**Work to do:**
Copy out the material below in full, but not its images.

**Dataset section:**
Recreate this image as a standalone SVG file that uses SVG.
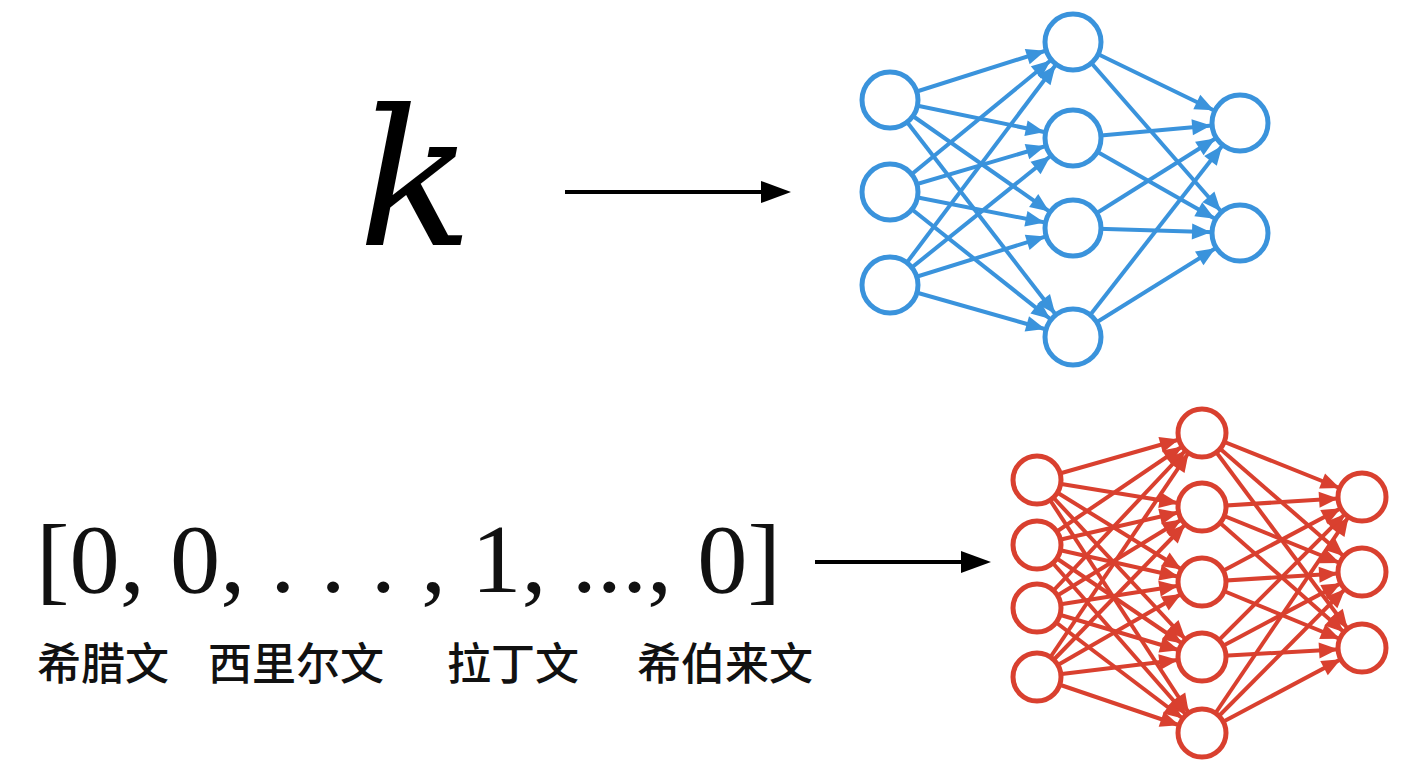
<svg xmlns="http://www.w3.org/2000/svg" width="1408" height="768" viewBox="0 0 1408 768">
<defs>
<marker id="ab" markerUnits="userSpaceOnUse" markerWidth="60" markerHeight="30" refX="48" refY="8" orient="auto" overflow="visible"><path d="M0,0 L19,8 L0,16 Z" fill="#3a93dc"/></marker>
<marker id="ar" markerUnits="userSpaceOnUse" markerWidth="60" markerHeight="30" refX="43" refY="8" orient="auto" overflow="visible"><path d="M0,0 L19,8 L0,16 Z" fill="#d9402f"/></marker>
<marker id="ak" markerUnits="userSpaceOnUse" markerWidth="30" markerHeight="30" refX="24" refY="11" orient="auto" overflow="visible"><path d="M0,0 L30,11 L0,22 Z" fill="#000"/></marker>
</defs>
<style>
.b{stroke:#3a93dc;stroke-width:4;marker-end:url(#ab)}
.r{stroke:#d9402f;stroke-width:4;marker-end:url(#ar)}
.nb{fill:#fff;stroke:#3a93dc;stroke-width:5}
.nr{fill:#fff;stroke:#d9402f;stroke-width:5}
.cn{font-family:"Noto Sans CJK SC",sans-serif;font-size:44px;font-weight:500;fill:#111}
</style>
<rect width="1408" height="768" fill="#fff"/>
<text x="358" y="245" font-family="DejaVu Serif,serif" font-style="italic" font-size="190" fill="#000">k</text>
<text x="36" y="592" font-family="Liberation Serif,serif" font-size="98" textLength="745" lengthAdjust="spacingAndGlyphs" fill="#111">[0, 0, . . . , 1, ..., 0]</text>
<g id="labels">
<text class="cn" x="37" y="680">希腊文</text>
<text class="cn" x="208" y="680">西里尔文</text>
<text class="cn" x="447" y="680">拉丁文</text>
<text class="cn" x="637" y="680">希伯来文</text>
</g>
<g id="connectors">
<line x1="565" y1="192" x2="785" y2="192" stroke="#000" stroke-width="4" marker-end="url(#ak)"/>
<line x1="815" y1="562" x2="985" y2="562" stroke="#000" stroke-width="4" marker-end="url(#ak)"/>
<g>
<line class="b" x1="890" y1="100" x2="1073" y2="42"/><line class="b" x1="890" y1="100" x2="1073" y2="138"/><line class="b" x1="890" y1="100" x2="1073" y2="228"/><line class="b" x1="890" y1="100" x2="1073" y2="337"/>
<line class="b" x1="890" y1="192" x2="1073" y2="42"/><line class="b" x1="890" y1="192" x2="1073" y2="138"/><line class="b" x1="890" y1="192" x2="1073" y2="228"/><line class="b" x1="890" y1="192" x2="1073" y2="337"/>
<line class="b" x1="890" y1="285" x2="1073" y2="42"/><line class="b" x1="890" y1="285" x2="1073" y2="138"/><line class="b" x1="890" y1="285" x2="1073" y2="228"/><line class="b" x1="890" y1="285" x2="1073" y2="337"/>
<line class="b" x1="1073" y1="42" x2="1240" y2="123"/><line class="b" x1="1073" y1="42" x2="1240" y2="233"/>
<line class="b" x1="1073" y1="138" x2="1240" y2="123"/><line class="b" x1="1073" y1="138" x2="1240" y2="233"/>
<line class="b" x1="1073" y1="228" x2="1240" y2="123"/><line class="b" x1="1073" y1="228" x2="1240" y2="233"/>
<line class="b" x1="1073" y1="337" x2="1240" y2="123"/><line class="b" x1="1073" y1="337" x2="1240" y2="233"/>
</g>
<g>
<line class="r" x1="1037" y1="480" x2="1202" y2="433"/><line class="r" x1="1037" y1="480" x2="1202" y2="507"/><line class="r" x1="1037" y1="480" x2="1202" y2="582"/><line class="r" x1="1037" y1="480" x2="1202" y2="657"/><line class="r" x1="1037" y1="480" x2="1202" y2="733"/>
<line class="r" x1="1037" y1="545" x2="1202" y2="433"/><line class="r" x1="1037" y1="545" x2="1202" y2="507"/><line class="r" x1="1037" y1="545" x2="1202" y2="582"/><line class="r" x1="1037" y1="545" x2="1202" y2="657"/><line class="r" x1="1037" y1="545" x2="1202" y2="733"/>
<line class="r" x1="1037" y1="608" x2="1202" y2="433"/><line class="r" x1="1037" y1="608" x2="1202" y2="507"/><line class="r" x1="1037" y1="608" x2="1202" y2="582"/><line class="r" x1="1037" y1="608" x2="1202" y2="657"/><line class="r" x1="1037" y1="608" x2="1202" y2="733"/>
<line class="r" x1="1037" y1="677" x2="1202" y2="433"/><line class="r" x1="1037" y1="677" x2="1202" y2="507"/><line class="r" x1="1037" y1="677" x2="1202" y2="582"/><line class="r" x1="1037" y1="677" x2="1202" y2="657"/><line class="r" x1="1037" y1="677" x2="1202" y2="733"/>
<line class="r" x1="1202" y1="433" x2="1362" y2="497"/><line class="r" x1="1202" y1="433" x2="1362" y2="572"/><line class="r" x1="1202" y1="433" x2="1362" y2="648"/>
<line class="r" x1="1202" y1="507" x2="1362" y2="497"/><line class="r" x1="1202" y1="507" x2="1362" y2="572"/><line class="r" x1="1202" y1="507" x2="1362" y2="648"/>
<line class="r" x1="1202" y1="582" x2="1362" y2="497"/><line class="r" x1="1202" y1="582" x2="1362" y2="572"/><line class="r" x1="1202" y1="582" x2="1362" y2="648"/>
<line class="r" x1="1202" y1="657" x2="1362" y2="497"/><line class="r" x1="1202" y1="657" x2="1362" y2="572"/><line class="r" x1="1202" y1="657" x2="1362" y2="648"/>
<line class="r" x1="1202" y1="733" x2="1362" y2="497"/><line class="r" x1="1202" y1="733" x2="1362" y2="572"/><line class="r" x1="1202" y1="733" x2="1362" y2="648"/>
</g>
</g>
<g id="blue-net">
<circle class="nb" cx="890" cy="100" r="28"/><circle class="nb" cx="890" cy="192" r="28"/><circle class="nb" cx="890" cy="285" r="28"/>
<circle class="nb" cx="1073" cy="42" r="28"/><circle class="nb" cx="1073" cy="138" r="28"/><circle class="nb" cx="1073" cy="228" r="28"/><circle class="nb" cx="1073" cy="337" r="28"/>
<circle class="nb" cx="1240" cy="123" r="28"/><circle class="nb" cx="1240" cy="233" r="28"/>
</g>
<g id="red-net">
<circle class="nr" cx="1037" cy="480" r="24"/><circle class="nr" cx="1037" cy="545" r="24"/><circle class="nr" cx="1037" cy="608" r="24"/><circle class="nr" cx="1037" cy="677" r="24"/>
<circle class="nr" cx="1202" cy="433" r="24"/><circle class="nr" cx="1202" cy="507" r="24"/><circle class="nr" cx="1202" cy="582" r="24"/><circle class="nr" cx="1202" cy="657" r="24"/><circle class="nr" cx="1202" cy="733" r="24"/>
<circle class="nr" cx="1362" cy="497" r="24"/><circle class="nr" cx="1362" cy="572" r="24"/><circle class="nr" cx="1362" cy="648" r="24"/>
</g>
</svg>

**Exercise solution:**
Recreate this image as a standalone SVG file that uses SVG.
<svg xmlns="http://www.w3.org/2000/svg" width="1408" height="768" viewBox="0 0 1408 768">
<defs>
<marker id="ab" markerUnits="userSpaceOnUse" markerWidth="60" markerHeight="30" refX="48" refY="8" orient="auto" overflow="visible"><path d="M0,0 L19,8 L0,16 Z" fill="#3a93dc"/></marker>
<marker id="ar" markerUnits="userSpaceOnUse" markerWidth="60" markerHeight="30" refX="43" refY="8" orient="auto" overflow="visible"><path d="M0,0 L19,8 L0,16 Z" fill="#d9402f"/></marker>
<marker id="ak" markerUnits="userSpaceOnUse" markerWidth="30" markerHeight="30" refX="24" refY="11" orient="auto" overflow="visible"><path d="M0,0 L30,11 L0,22 Z" fill="#000"/></marker>
</defs>
<style>
.b{stroke:#3a93dc;stroke-width:4;marker-end:url(#ab)}
.r{stroke:#d9402f;stroke-width:4;marker-end:url(#ar)}
.nb{fill:#fff;stroke:#3a93dc;stroke-width:5}
.nr{fill:#fff;stroke:#d9402f;stroke-width:5}
.cn{font-family:"Noto Sans CJK SC",sans-serif;font-size:44px;font-weight:500;fill:#111}
</style>
<rect width="1408" height="768" fill="#fff"/>
<text x="358" y="245" font-family="DejaVu Serif,serif" font-style="italic" font-size="190" fill="#000">k</text>
<text x="36" y="592" font-family="Liberation Serif,serif" font-size="98" textLength="745" lengthAdjust="spacingAndGlyphs" fill="#111">[0, 0, . . . , 1, ..., 0]</text>
<g id="labels">
<text class="cn" x="37" y="680">希腊文</text>
<text class="cn" x="208" y="680">西里尔文</text>
<text class="cn" x="447" y="680">拉丁文</text>
<text class="cn" x="637" y="680">希伯来文</text>
</g>
<g id="connectors">
<line x1="565" y1="192" x2="785" y2="192" stroke="#000" stroke-width="4" marker-end="url(#ak)"/>
<line x1="815" y1="562" x2="985" y2="562" stroke="#000" stroke-width="4" marker-end="url(#ak)"/>
<g>
<line class="b" x1="890" y1="100" x2="1073" y2="42"/><line class="b" x1="890" y1="100" x2="1073" y2="138"/><line class="b" x1="890" y1="100" x2="1073" y2="228"/><line class="b" x1="890" y1="100" x2="1073" y2="337"/>
<line class="b" x1="890" y1="192" x2="1073" y2="42"/><line class="b" x1="890" y1="192" x2="1073" y2="138"/><line class="b" x1="890" y1="192" x2="1073" y2="228"/><line class="b" x1="890" y1="192" x2="1073" y2="337"/>
<line class="b" x1="890" y1="285" x2="1073" y2="42"/><line class="b" x1="890" y1="285" x2="1073" y2="138"/><line class="b" x1="890" y1="285" x2="1073" y2="228"/><line class="b" x1="890" y1="285" x2="1073" y2="337"/>
<line class="b" x1="1073" y1="42" x2="1240" y2="123"/><line class="b" x1="1073" y1="42" x2="1240" y2="233"/>
<line class="b" x1="1073" y1="138" x2="1240" y2="123"/><line class="b" x1="1073" y1="138" x2="1240" y2="233"/>
<line class="b" x1="1073" y1="228" x2="1240" y2="123"/><line class="b" x1="1073" y1="228" x2="1240" y2="233"/>
<line class="b" x1="1073" y1="337" x2="1240" y2="123"/><line class="b" x1="1073" y1="337" x2="1240" y2="233"/>
</g>
<g>
<line class="r" x1="1037" y1="480" x2="1202" y2="433"/><line class="r" x1="1037" y1="480" x2="1202" y2="507"/><line class="r" x1="1037" y1="480" x2="1202" y2="582"/><line class="r" x1="1037" y1="480" x2="1202" y2="657"/><line class="r" x1="1037" y1="480" x2="1202" y2="733"/>
<line class="r" x1="1037" y1="545" x2="1202" y2="433"/><line class="r" x1="1037" y1="545" x2="1202" y2="507"/><line class="r" x1="1037" y1="545" x2="1202" y2="582"/><line class="r" x1="1037" y1="545" x2="1202" y2="657"/><line class="r" x1="1037" y1="545" x2="1202" y2="733"/>
<line class="r" x1="1037" y1="608" x2="1202" y2="433"/><line class="r" x1="1037" y1="608" x2="1202" y2="507"/><line class="r" x1="1037" y1="608" x2="1202" y2="582"/><line class="r" x1="1037" y1="608" x2="1202" y2="657"/><line class="r" x1="1037" y1="608" x2="1202" y2="733"/>
<line class="r" x1="1037" y1="677" x2="1202" y2="433"/><line class="r" x1="1037" y1="677" x2="1202" y2="507"/><line class="r" x1="1037" y1="677" x2="1202" y2="582"/><line class="r" x1="1037" y1="677" x2="1202" y2="657"/><line class="r" x1="1037" y1="677" x2="1202" y2="733"/>
<line class="r" x1="1202" y1="433" x2="1362" y2="497"/><line class="r" x1="1202" y1="433" x2="1362" y2="572"/><line class="r" x1="1202" y1="433" x2="1362" y2="648"/>
<line class="r" x1="1202" y1="507" x2="1362" y2="497"/><line class="r" x1="1202" y1="507" x2="1362" y2="572"/><line class="r" x1="1202" y1="507" x2="1362" y2="648"/>
<line class="r" x1="1202" y1="582" x2="1362" y2="497"/><line class="r" x1="1202" y1="582" x2="1362" y2="572"/><line class="r" x1="1202" y1="582" x2="1362" y2="648"/>
<line class="r" x1="1202" y1="657" x2="1362" y2="497"/><line class="r" x1="1202" y1="657" x2="1362" y2="572"/><line class="r" x1="1202" y1="657" x2="1362" y2="648"/>
<line class="r" x1="1202" y1="733" x2="1362" y2="497"/><line class="r" x1="1202" y1="733" x2="1362" y2="572"/><line class="r" x1="1202" y1="733" x2="1362" y2="648"/>
</g>
</g>
<g id="blue-net">
<circle class="nb" cx="890" cy="100" r="28"/><circle class="nb" cx="890" cy="192" r="28"/><circle class="nb" cx="890" cy="285" r="28"/>
<circle class="nb" cx="1073" cy="42" r="28"/><circle class="nb" cx="1073" cy="138" r="28"/><circle class="nb" cx="1073" cy="228" r="28"/><circle class="nb" cx="1073" cy="337" r="28"/>
<circle class="nb" cx="1240" cy="123" r="28"/><circle class="nb" cx="1240" cy="233" r="28"/>
</g>
<g id="red-net">
<circle class="nr" cx="1037" cy="480" r="24"/><circle class="nr" cx="1037" cy="545" r="24"/><circle class="nr" cx="1037" cy="608" r="24"/><circle class="nr" cx="1037" cy="677" r="24"/>
<circle class="nr" cx="1202" cy="433" r="24"/><circle class="nr" cx="1202" cy="507" r="24"/><circle class="nr" cx="1202" cy="582" r="24"/><circle class="nr" cx="1202" cy="657" r="24"/><circle class="nr" cx="1202" cy="733" r="24"/>
<circle class="nr" cx="1362" cy="497" r="24"/><circle class="nr" cx="1362" cy="572" r="24"/><circle class="nr" cx="1362" cy="648" r="24"/>
</g>
</svg>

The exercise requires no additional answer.